MONTREAL — Quebec Premier François Legault has announced a six-month freeze on certain temporary foreign worker applications in Montreal, in a move intended to put pressure on Ottawa to reduce the number of non-permanent residents in the province.
The Coalition Avenir Québec government is also planning to table a bill this fall to give the province the power to limit the number of international students in certain schools.
Together, Legault claimed the two measures will help relieve pressure on housing, education, and health care, and will help protect the French language in Montreal. “What we’re announcing today is a first step,” he said. “We have an obligation to reduce the number of temporary immigrants to protect our public services.”
Legault said that in the last two years, the number of temporary immigrants in Quebec has doubled to 600,000 from 300,000, which he called a “real explosion.”
The new moratorium, which will take effect Sept. 3, is only expected to make a very small dent in that number.
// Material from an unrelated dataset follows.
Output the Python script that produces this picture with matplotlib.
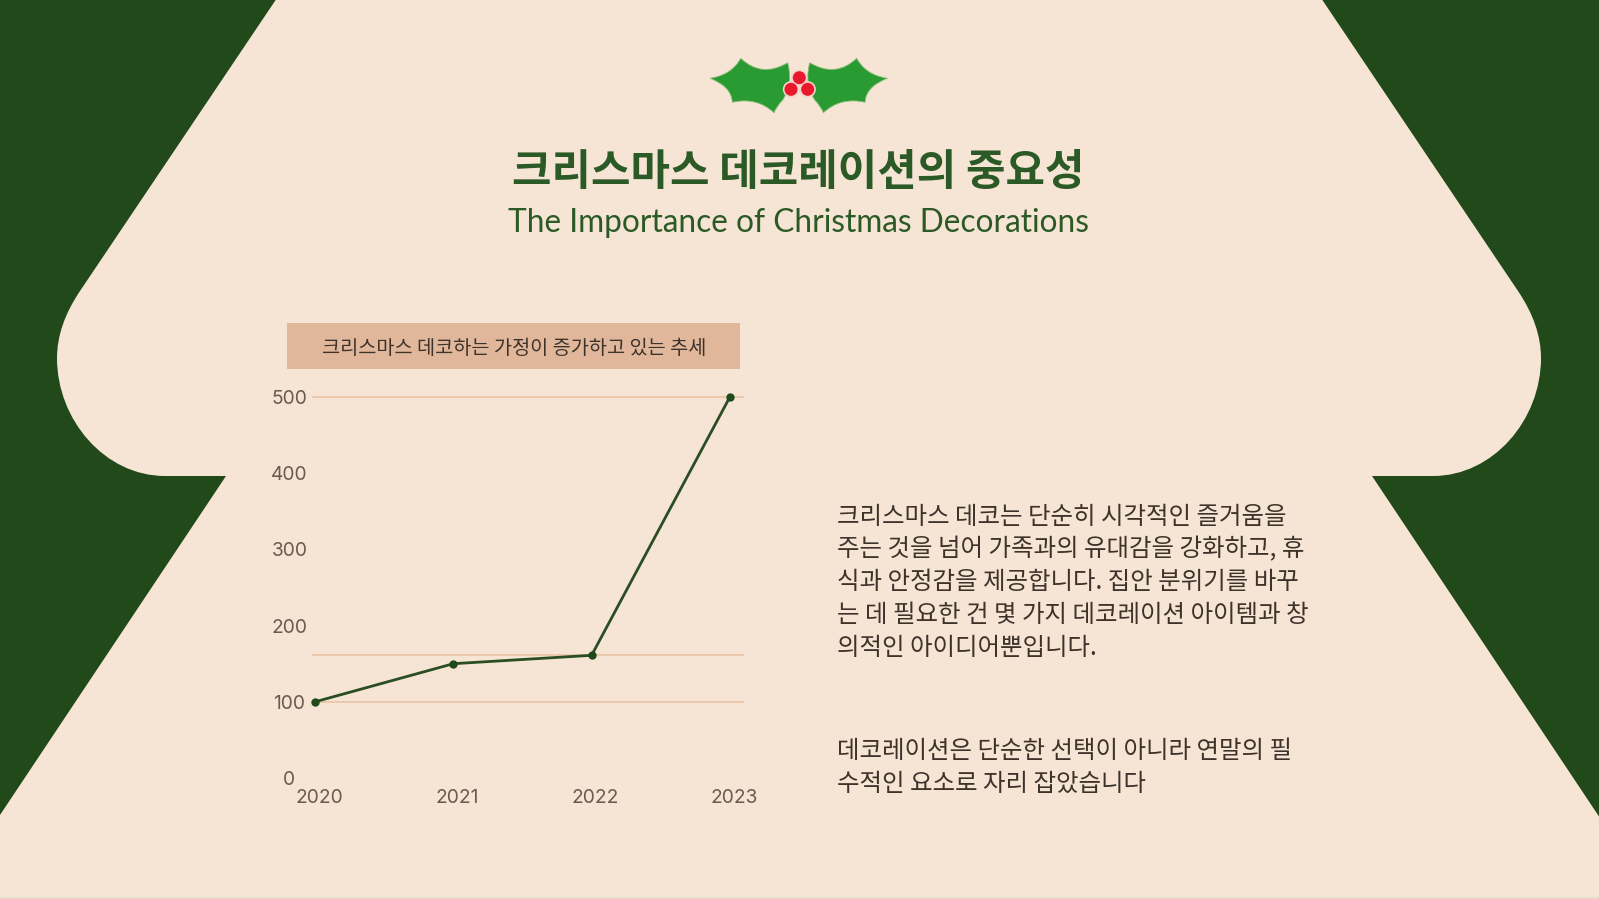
import numpy as np
import matplotlib
matplotlib.use('Agg')
import matplotlib.pyplot as plt
from matplotlib.patches import PathPatch, Rectangle, Circle
from matplotlib.path import Path
from matplotlib.transforms import ScaledTranslation

plt.rcParams['font.family'] = ['Noto Sans CJK KR', 'DejaVu Sans']

W, H = 1599, 899
BG = '#F6E5D4'
DARK = '#21491A'
TITLE = '#2B5A26'
TAN = '#E0B79B'
GRID = '#E8C4A6'
LINE = '#2A4D24'
TICK = '#6A5A50'
BODY = '#3E332B'

years = ['2020', '2021', '2022', '2023']
values = [100, 150, 161, 500]
y_ticks = [0, 100, 200, 300, 400, 500]
grid_levels = [100, 161, 500]

chart_title = '크리스마스 데코하는 가정이 증가하고 있는 추세'
title_ko = '크리스마스 데코레이션의 중요성'
title_en = 'The Importance of Christmas Decorations'
para_1 = ['크리스마스 데코는 단순히 시각적인 즐거움을',
          '주는 것을 넘어 가족과의 유대감을 강화하고, 휴',
          '식과 안정감을 제공합니다. 집안 분위기를 바꾸',
          '는 데 필요한 건 몇 가지 데코레이션 아이템과 창',
          '의적인 아이디어뿐입니다.']
para_2 = ['데코레이션은 단순한 선택이 아니라 연말의 필',
          '수적인 요소로 자리 잡았습니다']

fig = plt.figure(figsize=(W / 100, H / 100), dpi=100, facecolor=DARK)

# background layer in pixel coords, y down
bg = fig.add_axes([0, 0, 1, 1])
bg.set_xlim(0, W)
bg.set_ylim(H, 0)
bg.axis('off')

# tree outline, left side then the same points mirrored and reversed
verts = [(277, -2), (80, 291),
         (57, 325), (57, 358), (57, 420), (105, 476), (165, 476),
         (226, 476), (-2, 818), (-2, 901)]
codes = [Path.MOVETO, Path.LINETO,
         Path.CURVE3, Path.CURVE3, Path.CURVE4, Path.CURVE4, Path.CURVE4,
         Path.LINETO, Path.LINETO, Path.LINETO]
mirror = [(1598 - x, y) for x, y in verts]
all_verts = verts + mirror[::-1] + [verts[0]]
all_codes = codes + [Path.LINETO, Path.LINETO, Path.LINETO, Path.LINETO,
                     Path.CURVE4, Path.CURVE4, Path.CURVE4,
                     Path.CURVE3, Path.CURVE3, Path.LINETO, Path.CLOSEPOLY]
bg.add_patch(PathPatch(Path(all_verts, all_codes), fc=BG, ec='none'))
bg.add_patch(Rectangle((0, 897), W, 2, fc='#E9DACA', ec='none'))

# holly leaves, each spike joined by a curved notch
leaf = [(710, 78.3), (731.7, 75), (740.7, 58.3), (761.7, 78.3), (787.7, 62.7),
        (793.3, 83.3), (782.7, 100), (776.7, 106), (774, 112.7), (756.7, 96.7),
        (732.3, 102.3), (731.7, 86.7), (710, 78.3)]
leaf_codes = [Path.MOVETO] + [Path.CURVE3] * 12
green = '#2A9A33'
bg.add_patch(PathPatch(Path(leaf, leaf_codes), fc=green, ec='#8CBF7A', lw=0.6))
right_leaf = [(1597.4 - x, y) for x, y in leaf]
bg.add_patch(PathPatch(Path(right_leaf, leaf_codes), fc=green, ec='#8CBF7A', lw=0.6))
berries = [(799.3, 77.7), (791, 89.3), (807.7, 89.3)]
for cx, cy in berries:
    bg.add_patch(Circle((cx, cy), 8.2, fc='#F4D5C8', ec='none'))
for cx, cy in berries:
    bg.add_patch(Circle((cx, cy), 6.5, fc='#E8192C', ec='none'))

bg.text(798, 172, title_ko, ha='center', va='center', fontsize=30.9, fontweight='bold', color=TITLE)
bg.text(798, 223, title_en, ha='center', va='center', fontsize=22.8,
        family=['Lato', 'Liberation Sans'], color=TITLE)

bg.add_patch(Rectangle((287, 323), 453, 46, fc=TAN, ec='none'))
bg.text(514, 349, chart_title, ha='center', va='center', fontsize=14.2, color=BODY)

for i, s in enumerate(para_1):
    bg.text(837, 517 + i * 32.7, s, ha='left', va='center', fontsize=17.65, color=BODY)
for i, s in enumerate(para_2):
    bg.text(837, 751 + i * 32.7, s, ha='left', va='center', fontsize=17.65, color=BODY)

# chart axes, placed so 0 is at y=778 and 500 at y=397
left, right, top, bottom = 313, 743, 397, 778
ax = fig.add_axes([left / W, 1 - bottom / H, (right - left) / W, (bottom - top) / H])
ax.patch.set_alpha(0)
x = np.arange(len(years))
ax.set_xlim(-0.015, 3.095)
ax.set_ylim(0, 500)
for lv in grid_levels:
    ax.axhline(lv, color=GRID, lw=1.2, zorder=1, clip_on=False)
ax.plot(x, values, color=LINE, lw=2, marker='o', ms=5, mfc='#1F4A1A', mec='#1F4A1A',
        zorder=3, clip_on=False)
for s in ax.spines.values():
    s.set_visible(False)
ax.set_xticks(x)
ax.set_xticklabels(years)
ax.set_yticks(y_ticks)
ax.tick_params(length=0, labelsize=13.8, labelcolor=TICK)
ax.tick_params(axis='x', pad=8)
ax.tick_params(axis='y', pad=17)
shift = ScaledTranslation(4 / 100, 0, fig.dpi_scale_trans)
for lab in ax.get_xticklabels():
    lab.set_transform(lab.get_transform() + shift)
    lab.set_family('Inter')
for lab in ax.get_yticklabels():
    lab.set_ha('center')
    lab.set_family('Inter')

fig.savefig('out.png', dpi=100, facecolor=DARK)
By the end of six months, Legault estimated there would be 3,500 fewer temporary foreign workers in Montreal. That’s because the federal government is responsible for two-thirds of temporary immigrants in Quebec, he said, including asylum seekers.
Of the 180,000 non-permanent residents under Quebec’s jurisdiction, most are international students. Legault said just 12,000 are temporary foreign workers in Montreal – the group targeted by this new measure. The premier said the moratorium will apply to new applications and renewals, but people working in education, health care, construction, agriculture, food processing and those making at least $57,000 a year – Quebec’s median salary – will be exempt.
The Quebec government has been urging Ottawa to halve the number of non-permanent residents in the province under federal jurisdiction, from 420,000 to 210,000. Legault said he hopes Tuesday’s announcement will prove to the federal government that Quebec is doing its part.
“I think we have to show an example, because we’re putting lot of pressure since almost a year on (Prime Minister) Justin Trudeau,” he said. “It’s urgent that the federal government act quickly.”
A spokesperson for federal Immigration Minister Marc Miller said the Liberal government will work with Quebec to “look at ways of reducing temporary immigration,” but didn’t commit to any timeline for announcing concrete measures.
In a statement, Employment Minister Randy Boissonnault said he approved the six-month freeze and “will closely monitor this policy change.” Earlier this month, Boissonnault announced he’s considering preventing certain employers from using the low-wage stream of the temporary foreign worker program.
Business groups, however, are sounding the alarm. “The businesses most affected will be small businesses already struggling with liquidity, financing, procurement, recruitment and workforce retention challenges in a still uncertain economic context,” said Michel Leblanc, president of the Chamber of Commerce of Metropolitan Montreal, in a statement.
The chamber opposes any measure specifically targeting businesses on the Island of Montreal, Leblanc said.
Karl Blackburn, president of the Conseil du patronat, said the freeze will cause problems for employers that depend on the temporary foreign worker program to fill vacant positions in the service sector, retail, catering and manufacturing.
Legault also announced Tuesday that his government will table new legislation this fall to take aim at the 120,000 international students in the province. He said the bill will give the government the power to cap the number of foreign students at certain schools, to stop what he called “abuses” at some institutions.
The premier offered few details, and would not say whether English-language universities in Montreal would be targeted by the bill.
The federal government will “monitor this situation very closely,” Miller’s spokesperson said. “What is clear is we will not tolerate any form of discrimination. It would be unfair to punish anglophone students wishing to go to an anglophone university in Quebec, as much as it would be unfair to punish francophone students wishing to go to a francophone university.”